In the 1670s Osei Tutu offended Boamponsem – the traditions mention sexual transgression – and fled from Abankeseso to Asamankese (or Nyanawase) in Akwamu to the east. In the 1680s Osei Tutu returned home to Kwaman to succeed Obiri Yeboah. Then, in or about 1694, Boamponsem died and Ntim Gyakari won out over Asensu Kufuor in the contest to succeed him. Nkawie tradition reports what happened next: “Then a certain case happened between Assansu [Asensu Kufuor] and the Denkyirahene’s it was about a stool.

Assansu was living with Ntim [Gyakari] at the Denkyira capital called Ebenso [Ntibanso, i.e. Abankeseso]. When this dispute arose Assansu separated from Denkyirahene. He settled in a village called Awioso near Ntoboso [Ntobroso]. Also is now in ruins. (Obliterated) He heard that his brother-in-law Osei Tutu occupied the [Kwaman] Stool. Then Assansu came to him. When he came several Denkyira people followed. He was connected with the Denkyira Stool and they must follow him … Nkawie Stool was not made by the King of Asante. It came in the full state with Assansu. It came with its Nsafohene [subordinate chiefs], and no chief has added more subjects … My ancestors came to Coomassie direct to the Golden Stool.

In another account, the same Nkawie source remarked that ‘Assensu [AsensuKufuor] quarrelled with [Ntim] Gyakari and went to Asante for help to revenge himself’. Tradition affirms that Asensu Kufuor was the single most important defector from the cause of Ntim Gyakari. He was a royal qualified ‘ to occupy the stool of Denkyira’, and though he failed in the contest to succeed Boamponsem he remained a potent rival of Ntim Gyakari. When he threw his lot with Osei Tutu he took many followers with him and, so it is said, gold and guns. Most significantly, Asensu Kufuor’s shift of allegiance detached the largest ‘estate’ after Abankeseso from Ntim Gyakari’s control, and called into question the reliability of much of northern Denkyira.

After Ntim Gyakari was killed at Feyiase, Asensu Kufuor was confirmed in the title of Nkawiehene and went to live in that town. His lands were restored to him. Asantehene Opoku Ware ( 1720–50) extended Nkawie’s lands westward over the Ofin river as far as Bibiani. However, and paradoxically, if Nkawie became an Asante town then it also retained a vivid sense of its past identity as a seat of Denkyira royalty. Tradition describes one detailed case of Denkyira migrants reversing their the decision to ally themselves with Osei Tutu. Aboabo was a settlement on the Nsutase tributary of the Oda River, about 10 miles southwest of Abankeseso.

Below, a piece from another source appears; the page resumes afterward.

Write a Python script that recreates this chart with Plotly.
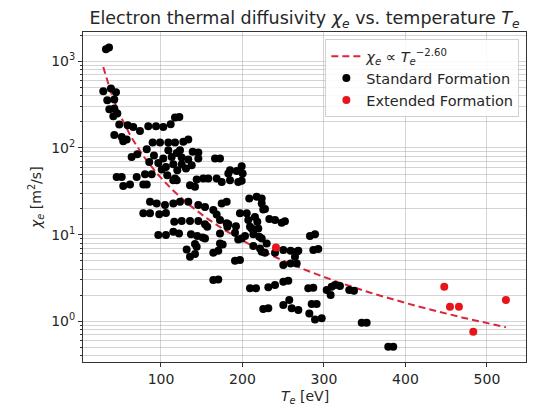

It was inhabited by Denkyirahene’s shield-bearers (akyamfo), and by villagers who prospected for gold on the Ofin flats east of Waters. A quarrel arose between the two groups over the ownership of a gold nugget (sika boba) and in the course of this, the villagers killed some of the shield-bearers. Ntim Gyakari was told of the matter. He was incensed and summoned the villagers to appear before him. At the meeting, the village head Owusu Koanyama: did abuse the occupant of Bankam Dwa [the Denkyira stool, abankamdwa] saying that the King’s servants [the shield-bearers] were ruffians who stole every thing from the people.

Ntim flew in a rage and ordered that the man [Owusu Koanyama] should be killed immediately together with all his family This was done on the spot!! The people were afraid and thought to run away to Asante. They did so until they crossed the Aboabo river to Poano [Poanu]. They took counsel with themselves to return to their home and beg the King to forgive them. Ntim was in readiness to fight the Feyiase War [against Osei Tutu] and he killed them during the war (The Denkyira migrants who reversed their decision to go back) The Boaduru Suman [a charm, human called ‘ the hard stone’, obo duru] was buried at the spot to mark it.